Olympus Docs
CookbookDeployment

Multi-region deployment

Run Olympus in two or more regions for HA and latency

By default, Olympus is single-host. For higher availability or lower latency for global users, you can run multiple regional deployments.

Architecture

              ┌─ DNS (GeoDNS / Cloudflare Load Balancer) ─┐
              │                                            │
   ┌──────────▼──────────┐                  ┌──────────────▼──────────┐
   │   US-EAST region    │                  │   EU-WEST region        │
   │                     │                  │                         │
   │   Caddy → Hera      │                  │   Caddy → Hera          │
   │           Hydra     │                  │           Hydra         │
   │           Athena    │                  │           Athena        │
   │   Kratos ─┐         │                  │   Kratos ─┐             │
   │           ▼         │                  │           ▼             │
   │   Postgres (primary)│ ──── streaming ─▶│   Postgres (replica)    │
   └─────────────────────┘   replication    └─────────────────────────┘

Database topology options

Option A: Single-primary, regional read replicas

  • One writer (e.g., us-east).
  • Replicas in other regions.
  • Reads (login flow can use replica) hit local.
  • Writes (registration, password change, session creation) cross region.
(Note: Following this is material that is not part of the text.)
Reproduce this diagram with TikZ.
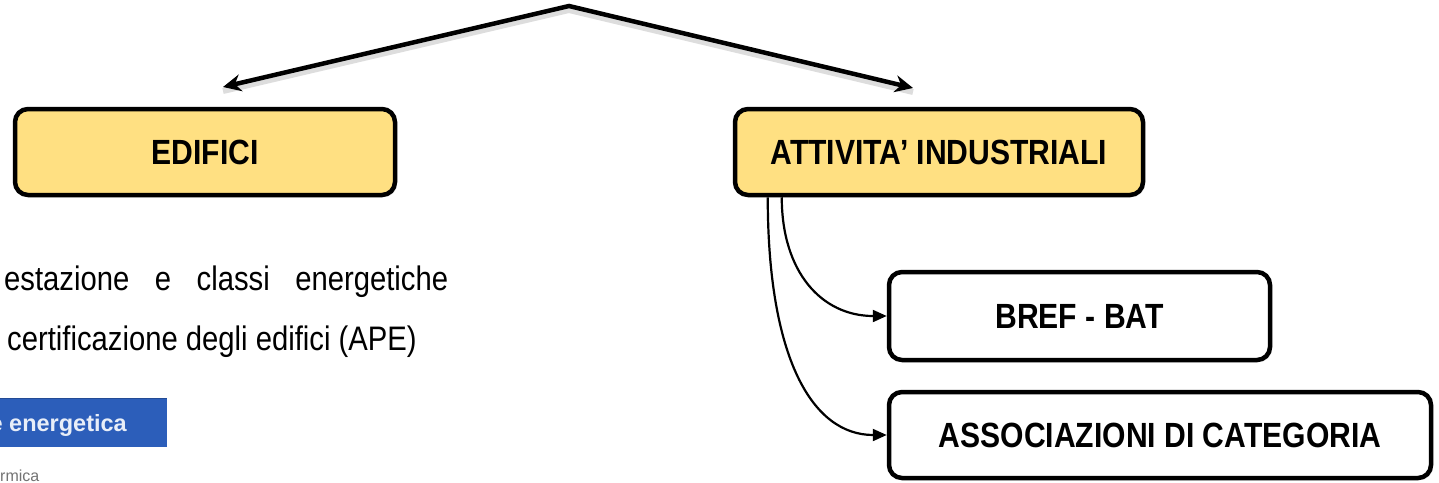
\documentclass[tikz,border=0pt]{standalone}
\usepackage{fontspec}
\setmainfont{Liberation Sans}
\newfontfamily\narrowsans[FakeStretch=0.86]{Liberation Sans}
\usetikzlibrary{arrows.meta,shadows,calc}

\definecolor{boxyellow}{RGB}{255,224,130}
\definecolor{bandblue}{RGB}{44,94,186}
\definecolor{bandtext}{RGB}{232,238,248}

\begin{document}
\begin{tikzpicture}[x=1pt,y=-1pt,
  topic/.style={draw, line width=4.5pt, rounded corners=13pt, fill=boxyellow,
    inner sep=0pt, align=center,
    font=\fontsize{35}{40}\selectfont\narrowsans\bfseries,
    drop shadow={shadow xshift=2pt, shadow yshift=-2pt, opacity=0.25}},
  plainbox/.style={topic, fill=white},
  bigarrow/.style={line width=4.5pt, line join=miter,
    {Stealth[length=18pt,width=17pt]}-{Stealth[length=18pt,width=17pt]}},
  arrowshade/.style={line width=6pt, black!22, opacity=0.6, line join=round},
  link/.style={line width=2.2pt, -{Triangle[length=14pt,width=12pt]}},
  bodytext/.style={inner sep=0pt, anchor=base west,
    font=\fontsize{34}{40}\selectfont\narrowsans}]

\useasboundingbox (0,0) rectangle (1439,482);
\clip (0,0) rectangle (1439,482);

% branching arrows from the apex
\coordinate (apex) at (569,6);
\coordinate (lefttip) at (223,87);
\coordinate (righttip) at (913,88);
\draw[arrowshade] ([yshift=-4pt]lefttip) -- ([yshift=-4pt]apex) -- ([yshift=-4pt]righttip);
\draw[bigarrow] (lefttip) -- (apex) -- (righttip);

% main boxes
\node[topic, minimum width=380pt, minimum height=86pt] (edifici) at (205,152) {EDIFICI};
\node[topic, minimum width=408pt, minimum height=86pt] (att) at (939,152) {ATTIVITA’ INDUSTRIALI};

% sub boxes
\node[plainbox, minimum width=381pt, minimum height=88pt] (bref) at (1079.5,316) {BREF - BAT};
\node[plainbox, minimum width=542pt, minimum height=86pt] (assoc) at (1160,435) {ASSOCIAZIONI DI CATEGORIA};

% curved links
\draw[link] ($(att.south west)+(49,0)$) .. controls +(0,75) and +(-65,0) .. (bref.west);
\draw[link] ($(att.south west)+(35,0)$) .. controls +(0,160) and +(-75,0) .. (assoc.west);

% text on the left
\node[bodytext] (line1) at (4,290) {\makebox[444pt][s]{estazione\hfill e\hfill classi\hfill energetiche}};
\node[bodytext] (line2) at (7,350) {certificazione degli edifici (APE)};

% blue band
\fill[bandblue] (0,398) rectangle (167,447);
\draw[bandblue!80!black, line width=0.8pt] (0,398.4) -- (167,398.4);
\node[inner sep=0pt, anchor=base east, text=bandtext,
  font=\fontsize{23.5}{28}\selectfont\bfseries] (band) at (127,431) {e energetica};
\node[inner sep=0pt, anchor=base west, text=black!55,
  font=\fontsize{16}{20}\selectfont] (tail) at (0,481) {rmica};
\end{tikzpicture}
\end{document}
Pros: simple. Consistent writes. Cons: writes are slow for far regions. RPO > 0 if primary fails.

Hydra and Kratos can use a write URL and read URL separately. Check the Operate, Read replicas page for routing.
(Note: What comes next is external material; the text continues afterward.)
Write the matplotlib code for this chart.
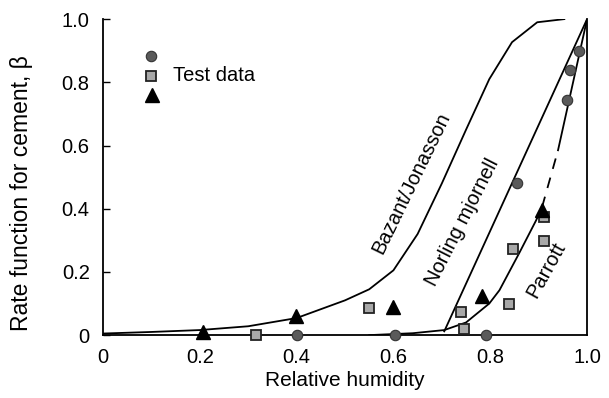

Option B: Per-region active

Each region has its own database, its own identities. Users belong to a region.

Pros: zero cross-region writes. Cons: users can't roam. Complex IdP federation.

Only sensible if you have hard data-residency requirements (EU users in EU, etc.).

Option C: Multi-master (PostgreSQL with BDR / external solution)

Active-active replication. Conflicts can happen.

Pros: writes are always local. Cons: schema/operational complexity, conflict resolution. Olympus does NOT support this out-of-the-box.

DNS-level routing

GeoDNS

ciam.your-domain.com:
  - 10.1.0.5 (US-EAST)   for North America
  - 10.2.0.5 (EU-WEST)   for Europe

User in NYC hits us-east. User in Berlin hits eu-west.

Health checks

Cloudflare Load Balancer, Route53, AWS Global Accelerator, GCP Cloud Load Balancing, all support active health checks and failover.

Health check endpoint: /healthz returns 200 OK from Caddy.

Session affinity

Sessions are stored in the database. Any region can read them (with replica access). However:

  • If a user's session was just created in us-east, the eu-west replica might not have it yet (replication lag).
  • Solution: route the user's initial login via primary's region for a short window (cookie attribute), or read-from-primary fallback if replica returns no session.

Cache invalidation

OAuth2 token introspection results, if you cache them, must be invalidated across regions when a token is revoked. Options:

  • Short TTL (1 min), bounded staleness, no cross-region invalidation needed.
  • Pub/sub on revocation events (Redis, NATS).

Static assets

CDN them (Cloudflare, Bunny, Fastly). The CDN edge serves Hera's HTML/JS/CSS regardless of region. Only API calls hit your origin.

Operational notes

Migrations

Schema migrations need careful coordination:

  1. Pause writes (or accept brief inconsistency).
  2. Run migration on primary.
  3. Replicas catch up.
  4. Resume writes.

For zero-downtime: always make migrations backward-compatible (add column nullable, deploy new code, populate, deploy code that requires non-null, then ALTER NOT NULL).

Encryption keys

The Olympus master encryption key must be present in every region. Sync via your secrets manager. Different keys per region is NOT supported, encrypted data is one keyset.

Monitoring

Separate dashboards per region. Aggregate at the global view.

Single-region first

90% of Olympus deployments are single-region and that's fine. Multi-region adds significant operational cost, only do it if:

  • You have global users with measurable latency complaints.
  • You need 99.99%+ availability.
  • You have a team able to operate it.